- _To be done_
Leave out the pictures and copy the remaining records exactly.

- _Listed records_

↓

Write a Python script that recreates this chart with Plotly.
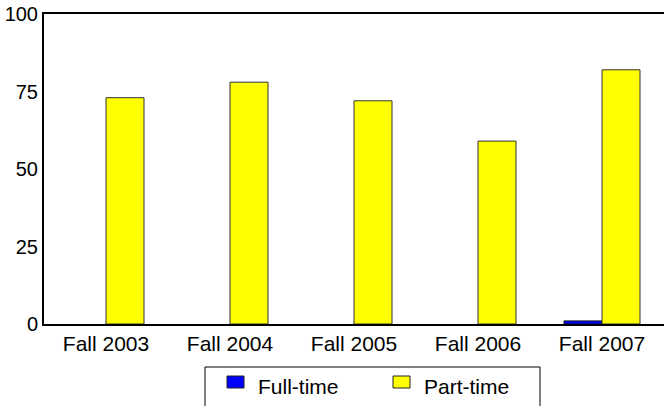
import plotly.graph_objects as go

# Enrollment by term
terms = ['Fall 2003', 'Fall 2004', 'Fall 2005', 'Fall 2006', 'Fall 2007']
full_time = [0, 0, 0, 0, 1]
part_time = [73, 78, 72, 59, 82]
y_ticks = [0, 25, 50, 75, 100]

font_name = 'Liberation Sans, Arial, sans-serif'
blue = '#0000FF'
yellow = '#FFFF00'

# plot area in pixels (used for the hand-drawn legend)
W, H = 665, 406
L, R, T, B = 44, 1, 14, 82
pw, ph = W - L - R, H - T - B


def px_x(x):
    return (x - L) / pw


def px_y(y):
    return (H - B - y) / ph


fig = go.Figure()

fig.add_trace(go.Bar(
    x=terms,
    y=full_time,
    name='Full-time',
    marker=dict(color=blue,
                line=dict(color='#1a1a1a', width=[1 if v else 0 for v in full_time]))
))

fig.add_trace(go.Bar(
    x=terms,
    y=part_time,
    name='Part-time',
    marker=dict(color=yellow, line=dict(color='#333333', width=1))
))

# legend box, drawn by hand so it can run off the bottom like the original
shapes = [dict(type='rect', xref='paper', yref='paper',
               x0=px_x(205), x1=px_x(540), y0=px_y(367), y1=px_y(430),
               line=dict(color='black', width=1), fillcolor='white', layer='above')]
annotations = []
for name, color, mx in [('Full-time', blue, 227), ('Part-time', yellow, 393)]:
    shapes.append(dict(type='rect', xref='paper', yref='paper',
                       x0=px_x(mx), x1=px_x(mx + 17), y0=px_y(376), y1=px_y(388),
                       line=dict(color='#222222', width=1), fillcolor=color, layer='above'))
    annotations.append(dict(text=name, xref='paper', yref='paper',
                            x=px_x(mx + 29), y=px_y(386), xanchor='left', yanchor='middle',
                            showarrow=False, font=dict(size=21, color='black')))

fig.update_layout(
    width=W,
    height=H,
    margin=dict(l=L, r=R, t=T, b=B, autoexpand=False),
    paper_bgcolor='white',
    plot_bgcolor='white',
    font=dict(family=font_name, size=19, color='black'),
    barmode='group',
    bargap=0.387,
    bargroupgap=0,
    showlegend=False,
    shapes=shapes,
    annotations=annotations,
    xaxis=dict(
        showline=True,
        linecolor='black',
        linewidth=2,
        mirror=True,
        ticks='',
        showgrid=False,
        tickfont=dict(size=21),
    ),
    yaxis=dict(
        range=[0, 100],
        tickvals=y_ticks,
        showline=True,
        linecolor='black',
        linewidth=2,
        ticks='',
        showgrid=False,
        zeroline=False,
        tickfont=dict(size=20),
    ),
)

fig.write_html("out.html", config={'displayModeBar': False},
               post_script="document.body.style.margin='0';")
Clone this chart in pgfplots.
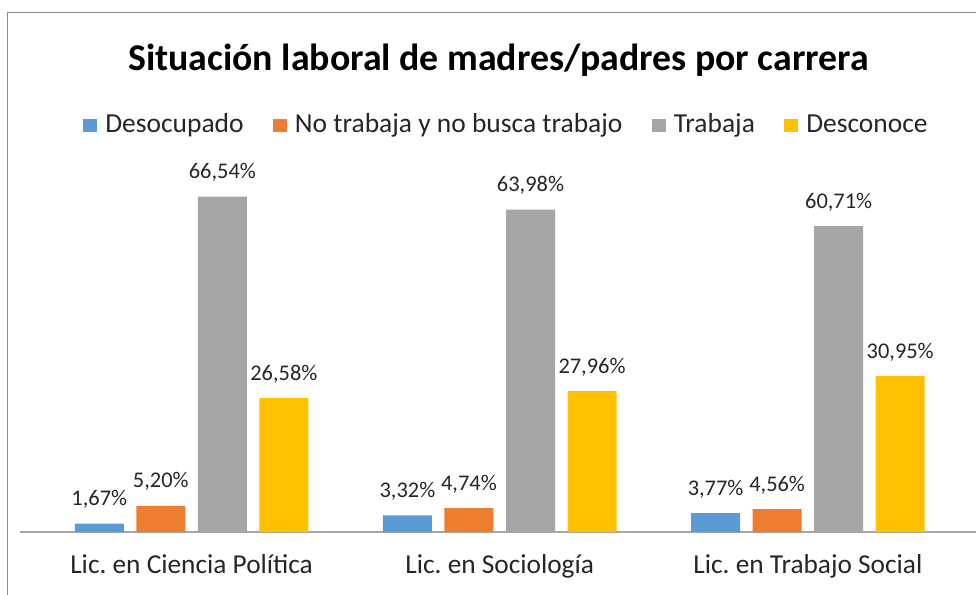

↑

- _Expected answer_
Write a Python script that recreates this chart with Plotly.
import plotly.graph_objects as go

# Enrollment by term
terms = ['Fall 2003', 'Fall 2004', 'Fall 2005', 'Fall 2006', 'Fall 2007']
full_time = [0, 0, 0, 0, 1]
part_time = [73, 78, 72, 59, 82]
y_ticks = [0, 25, 50, 75, 100]

font_name = 'Liberation Sans, Arial, sans-serif'
blue = '#0000FF'
yellow = '#FFFF00'

# plot area in pixels (used for the hand-drawn legend)
W, H = 665, 406
L, R, T, B = 44, 1, 14, 82
pw, ph = W - L - R, H - T - B


def px_x(x):
    return (x - L) / pw


def px_y(y):
    return (H - B - y) / ph


fig = go.Figure()

fig.add_trace(go.Bar(
    x=terms,
    y=full_time,
    name='Full-time',
    marker=dict(color=blue,
                line=dict(color='#1a1a1a', width=[1 if v else 0 for v in full_time]))
))

fig.add_trace(go.Bar(
    x=terms,
    y=part_time,
    name='Part-time',
    marker=dict(color=yellow, line=dict(color='#333333', width=1))
))

# legend box, drawn by hand so it can run off the bottom like the original
shapes = [dict(type='rect', xref='paper', yref='paper',
               x0=px_x(205), x1=px_x(540), y0=px_y(367), y1=px_y(430),
               line=dict(color='black', width=1), fillcolor='white', layer='above')]
annotations = []
for name, color, mx in [('Full-time', blue, 227), ('Part-time', yellow, 393)]:
    shapes.append(dict(type='rect', xref='paper', yref='paper',
                       x0=px_x(mx), x1=px_x(mx + 17), y0=px_y(376), y1=px_y(388),
                       line=dict(color='#222222', width=1), fillcolor=color, layer='above'))
    annotations.append(dict(text=name, xref='paper', yref='paper',
                            x=px_x(mx + 29), y=px_y(386), xanchor='left', yanchor='middle',
                            showarrow=False, font=dict(size=21, color='black')))

fig.update_layout(
    width=W,
    height=H,
    margin=dict(l=L, r=R, t=T, b=B, autoexpand=False),
    paper_bgcolor='white',
    plot_bgcolor='white',
    font=dict(family=font_name, size=19, color='black'),
    barmode='group',
    bargap=0.387,
    bargroupgap=0,
    showlegend=False,
    shapes=shapes,
    annotations=annotations,
    xaxis=dict(
        showline=True,
        linecolor='black',
        linewidth=2,
        mirror=True,
        ticks='',
        showgrid=False,
        tickfont=dict(size=21),
    ),
    yaxis=dict(
        range=[0, 100],
        tickvals=y_ticks,
        showline=True,
        linecolor='black',
        linewidth=2,
        ticks='',
        showgrid=False,
        zeroline=False,
        tickfont=dict(size=20),
    ),
)

fig.write_html("out.html", config={'displayModeBar': False},
               post_script="document.body.style.margin='0';")
Clone this chart in pgfplots.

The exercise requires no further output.